▶ **EXERCISE DESCRIPTION**:
Report only how many lines of the entries below contain the string "this".

▶ **INPUT RECORDS**:
# # # #

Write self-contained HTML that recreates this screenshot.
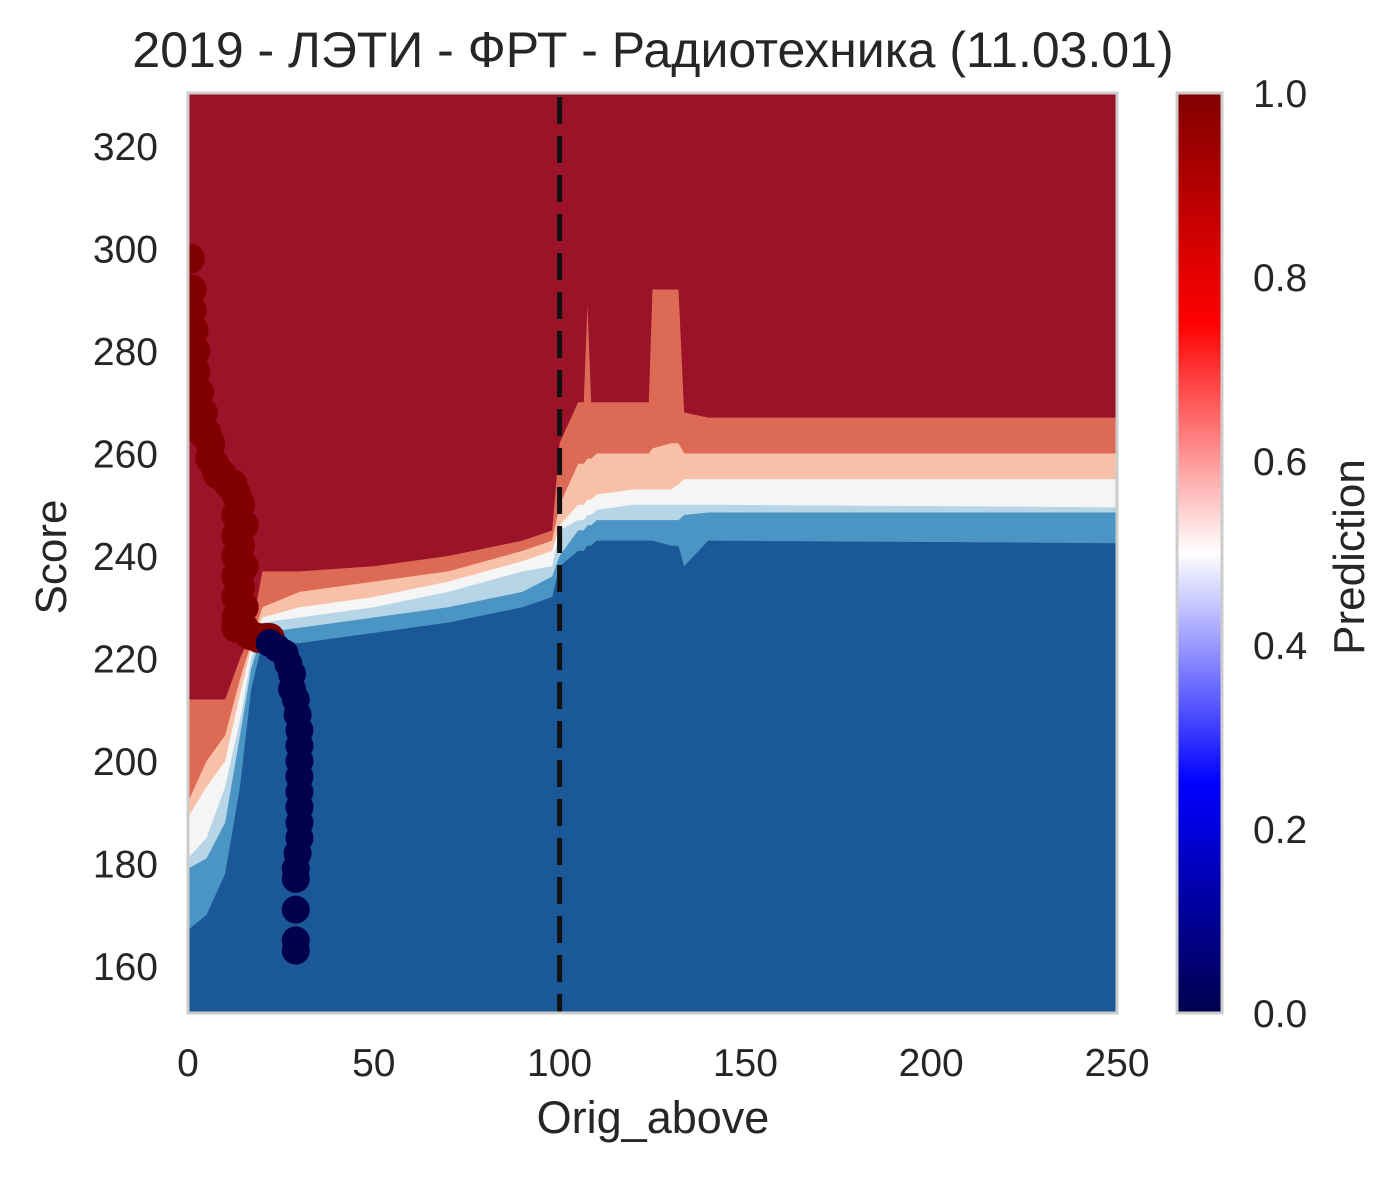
<!DOCTYPE html>
<html><head><meta charset="utf-8"><style>
body{margin:0;background:#fff}
svg text{font-family:"Liberation Sans","DejaVu Sans",sans-serif;fill:#262626}
</style></head><body>
<svg id="c" width="1399" height="1173" xmlns="http://www.w3.org/2000/svg">
<defs><linearGradient id="seis" x1="0" y1="1" x2="0" y2="0">
<stop offset="0" stop-color="#00004c"/><stop offset="0.25" stop-color="#0000ff"/><stop offset="0.5" stop-color="#ffffff"/><stop offset="0.75" stop-color="#ff0000"/><stop offset="1" stop-color="#800000"/></linearGradient>
<clipPath id="pc"><rect x="188" y="93" width="929" height="920"/></clipPath></defs>
<text x="653" y="67" font-size="50" text-anchor="middle">2019 - ЛЭТИ - ФРТ - Радиотехника (11.03.01)</text>
<g id="plot" clip-path="url(#pc)"></g>
<rect x="188" y="93" width="929" height="920" fill="none" stroke="#cccccc" stroke-width="3"/>
<g id="axes"></g>
<rect x="1177" y="93" width="45" height="920" fill="url(#seis)" stroke="#cccccc" stroke-width="3"/>
<text transform="translate(1364,557) rotate(-90)" font-size="44" text-anchor="middle">Prediction</text>
<text x="653" y="1133" font-size="45" text-anchor="middle">Orig_above</text>
<text transform="translate(66,557) rotate(-90)" font-size="44" text-anchor="middle">Score</text>
</svg>
<script>
const bx=[0,5,10,14,17,20,30,50,70,90,98,100,105,106.5,107.5,108.5,110,120,124,125,130,132,133.5,140,250];
const b1=[212,212,212,220,225,237,237,238,240,243,245,262,270,270,289,270,270,270,270,292,292,292,268,267,267];
const b2=[192,200,205,216,223,230,233,235,237,241,243,250,258,258,259,259,260,260,260,261,262,262,260,260,260];
const b3=[189,195,200,213,222,228,230,232,235,239,241,246,250,250,251,251,252,253,253,253,253,254,255,255,255];
const b4=[181,185,195,208,220,227,228,230,233,237,238,245,247,247,248,248,249,250,250,250,250,250,250,250,249.5];
const b5=[179,181,188,205,218,225,226,228,230,233,236,240,245,245,246,246,247,247,247,247,247,247,248,248.5,248.5];
const b6=[167,170,178,195,214,223,223,225,227,230,232,238,241,241,242,242,243,243,243,243,242,242,238,243,242.5];
const bandColors=["#9b1329","#dc6a55","#f8c0a6","#f5f5f5","#b6d5e7","#4b95c5","#1b5898"];
const redX=[0.5,1,1,1.5,2,2,3,3,4,4,5,6,6,7,8,9,10,11,12,13,13,13,13,13,13,13,13,14,14,14,15,15,15,15,16,17,19,21,22];
const redY=[298,292,288,284,280,276,272,268,268,264,264,262,259,258,256,256,255,254,254,252,248,244,240,236,232,228,226,250,242,234,246,238,230,226,225,224.5,224,224,224];
const navyX=[22,24,26,27,28,28,29,29.5,30,30,30,30,30,30,30,30,29.5,29,29,29,29,29];
const navyY=[223,222,221,219,217,214,212,209,206,203,200,197,194,191,188,185,182,179,177,171,165,163];
const xTicks=[0,50,100,150,200,250];
const yTicks=[160,180,200,220,240,260,280,300,320];
const cbTicks=[0,0.2,0.4,0.6,0.8,1.0];
const NS="http://www.w3.org/2000/svg";
const X=v=>188+v/250*929, Y=v=>966-(v-160)*5.125;
const plot=document.getElementById('plot'), axes=document.getElementById('axes');
function mk(p,tag,at){const e=document.createElementNS(NS,tag);for(const k in at)e.setAttribute(k,at[k]);p.appendChild(e);return e;}
let r=mk(plot,'rect',{x:188,y:93,width:929,height:920,fill:bandColors[0]});


[b1,b2,b3,b4,b5,b6].forEach((b,i)=>{
  let pts=bx.map((x,j)=>X(x)+','+Y(b[j])).join(' ');
  pts+=' '+X(250)+',1013 '+X(0)+',1013';
  const p=mk(plot,'polygon',{points:pts,fill:bandColors[i+1]});
  
  
});
const dl=mk(plot,'line',{x1:X(100),x2:X(100),y1:97,y2:1013,stroke:'#111',"stroke-width":5,"stroke-dasharray":"27,12"});


redX.forEach((x,i)=>{const c=mk(plot,'circle',{cx:X(x),cy:Y(redY[i]),r:15,fill:'#800000'});

});
navyX.forEach((x,i)=>{const c=mk(plot,'circle',{cx:X(x),cy:Y(navyY[i]),r:14,fill:'#00004c'});

});
xTicks.forEach(t=>{const e=mk(axes,'text',{x:X(t),y:1076,"font-size":39,"text-anchor":"middle"});e.textContent=t;

});
yTicks.forEach(t=>{const e=mk(axes,'text',{x:158,y:Y(t)+14,"font-size":39,"text-anchor":"end"});e.textContent=t;

});
cbTicks.forEach(t=>{const e=mk(axes,'text',{x:1253,y:1013-t*920+14,"font-size":39});e.textContent=t.toFixed(1);

});
</script>
</body></html>
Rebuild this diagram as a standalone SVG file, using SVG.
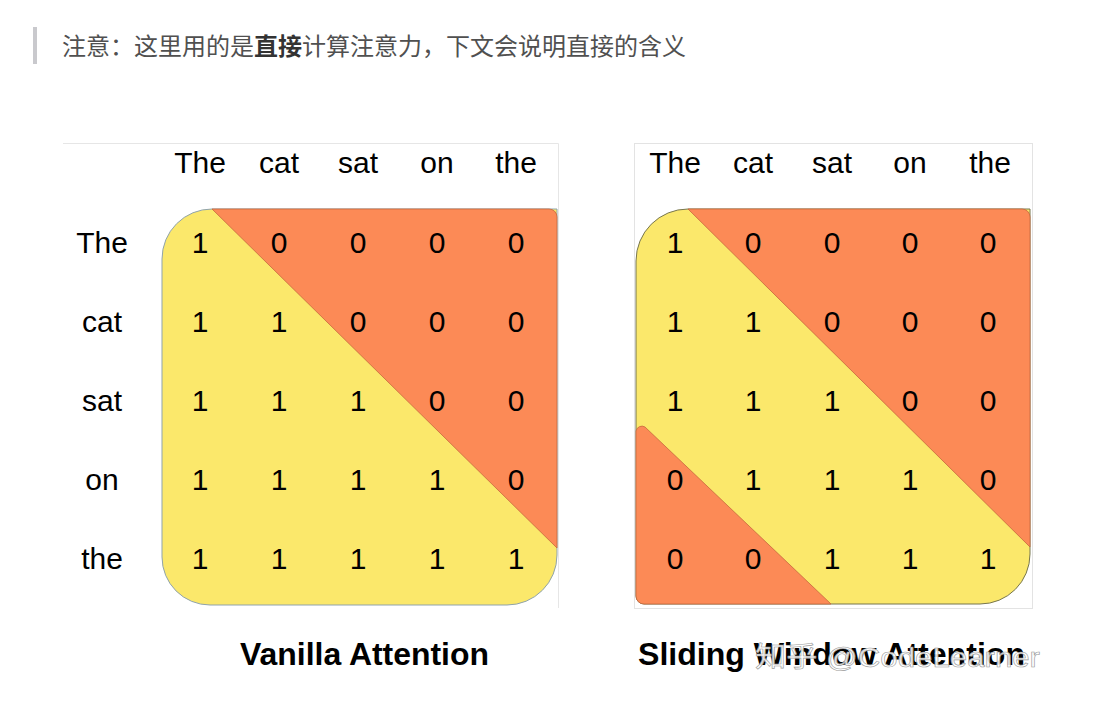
<svg xmlns="http://www.w3.org/2000/svg" width="1093" height="714" viewBox="0 0 1093 714">
<style>
.note{font-family:"Noto Sans CJK SC","Noto Sans",sans-serif;font-size:24px;fill:#505050}
.note .b{font-weight:bold;fill:#333}
.t{font-family:"Liberation Sans",Arial,sans-serif;font-size:30px;fill:#000;text-anchor:middle}
.title{font-family:"Liberation Sans",Arial,sans-serif;font-size:31px;font-weight:bold;fill:#000;text-anchor:middle}
.yel{fill:#fbe86b}
.org{fill:#fc8a56;stroke:#c5683e;stroke-width:0.8}
.wm{font-family:"Liberation Sans","Noto Sans CJK SC",sans-serif;font-size:28px;fill:#fff;fill-opacity:0.9;stroke:#9a9a9a;stroke-width:0.6}
</style>
<rect width="1093" height="714" fill="#fff"/>
<g id="note">
<rect x="33" y="27" width="4" height="37" fill="#c9c9cd"/>
<text class="note" x="62" y="55">注意：这里用的是<tspan class="b">直接</tspan>计算注意力，下文会说明直接的含义</text>
</g>
<g id="vanilla">
<path d="M63,143.5 H558.5 V608" fill="none" stroke="#e6e6e6" stroke-width="1"/>
<path class="yel" d="M212,209 H557 V555 A50,50 0 0 1 507,605 H210 A48,48 0 0 1 162,557 V259 A50,50 0 0 1 212,209 Z" stroke="#8fa3ad" stroke-width="1"/>
<path class="org" d="M212,209 H549 A8,8 0 0 1 557,217 V548 Z"/>
<g class="t">
<text x="200" y="173">The</text><text x="279" y="173">cat</text><text x="358" y="173">sat</text><text x="437" y="173">on</text><text x="516" y="173">the</text>
<text x="102" y="253">The</text><text x="102" y="332">cat</text><text x="102" y="411">sat</text><text x="102" y="490">on</text><text x="102" y="569">the</text>
<text x="200" y="253">1</text><text x="279" y="253">0</text><text x="358" y="253">0</text><text x="437" y="253">0</text><text x="516" y="253">0</text>
<text x="200" y="332">1</text><text x="279" y="332">1</text><text x="358" y="332">0</text><text x="437" y="332">0</text><text x="516" y="332">0</text>
<text x="200" y="411">1</text><text x="279" y="411">1</text><text x="358" y="411">1</text><text x="437" y="411">0</text><text x="516" y="411">0</text>
<text x="200" y="490">1</text><text x="279" y="490">1</text><text x="358" y="490">1</text><text x="437" y="490">1</text><text x="516" y="490">0</text>
<text x="200" y="569">1</text><text x="279" y="569">1</text><text x="358" y="569">1</text><text x="437" y="569">1</text><text x="516" y="569">1</text>
</g>
<text class="title" x="364.5" y="665" textLength="249" lengthAdjust="spacingAndGlyphs">Vanilla Attention</text>
</g>
<g id="sliding">
<rect x="634.5" y="143.5" width="398" height="465" fill="none" stroke="#e3e3e3" stroke-width="1"/>
<path class="yel" d="M688,209 H1030 V554 A50,50 0 0 1 980,604 H644 A8,8 0 0 1 636,596 V261 A52,52 0 0 1 688,209 Z" stroke="#77764f" stroke-width="1"/>
<path class="org" d="M688,209 H1022 A8,8 0 0 1 1030,217 V547 Z"/>
<path class="org" d="M636,431 A6,6 0 0 1 645,427 L831,604 H644 A8,8 0 0 1 636,596 Z"/>
<g class="t">
<text x="675" y="173">The</text><text x="753" y="173">cat</text><text x="832" y="173">sat</text><text x="910" y="173">on</text><text x="990" y="173">the</text>
<text x="675" y="253">1</text><text x="753" y="253">0</text><text x="832" y="253">0</text><text x="910" y="253">0</text><text x="988" y="253">0</text>
<text x="675" y="332">1</text><text x="753" y="332">1</text><text x="832" y="332">0</text><text x="910" y="332">0</text><text x="988" y="332">0</text>
<text x="675" y="411">1</text><text x="753" y="411">1</text><text x="832" y="411">1</text><text x="910" y="411">0</text><text x="988" y="411">0</text>
<text x="675" y="490">0</text><text x="753" y="490">1</text><text x="832" y="490">1</text><text x="910" y="490">1</text><text x="988" y="490">0</text>
<text x="675" y="569">0</text><text x="753" y="569">0</text><text x="832" y="569">1</text><text x="910" y="569">1</text><text x="988" y="569">1</text>
</g>
<text class="title" x="831.5" y="665" textLength="387" lengthAdjust="spacingAndGlyphs">Sliding Window Attention</text>
</g>
<text class="wm" x="755" y="667" textLength="285" lengthAdjust="spacingAndGlyphs">知乎 @CodeLearner</text>
</svg>
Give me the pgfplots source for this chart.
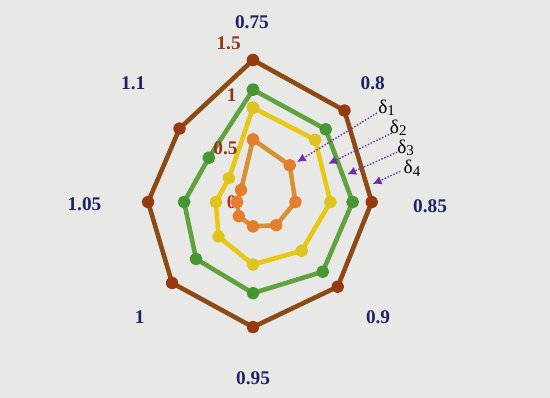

# # # #

▶ **SOLUTION BELOW**:
3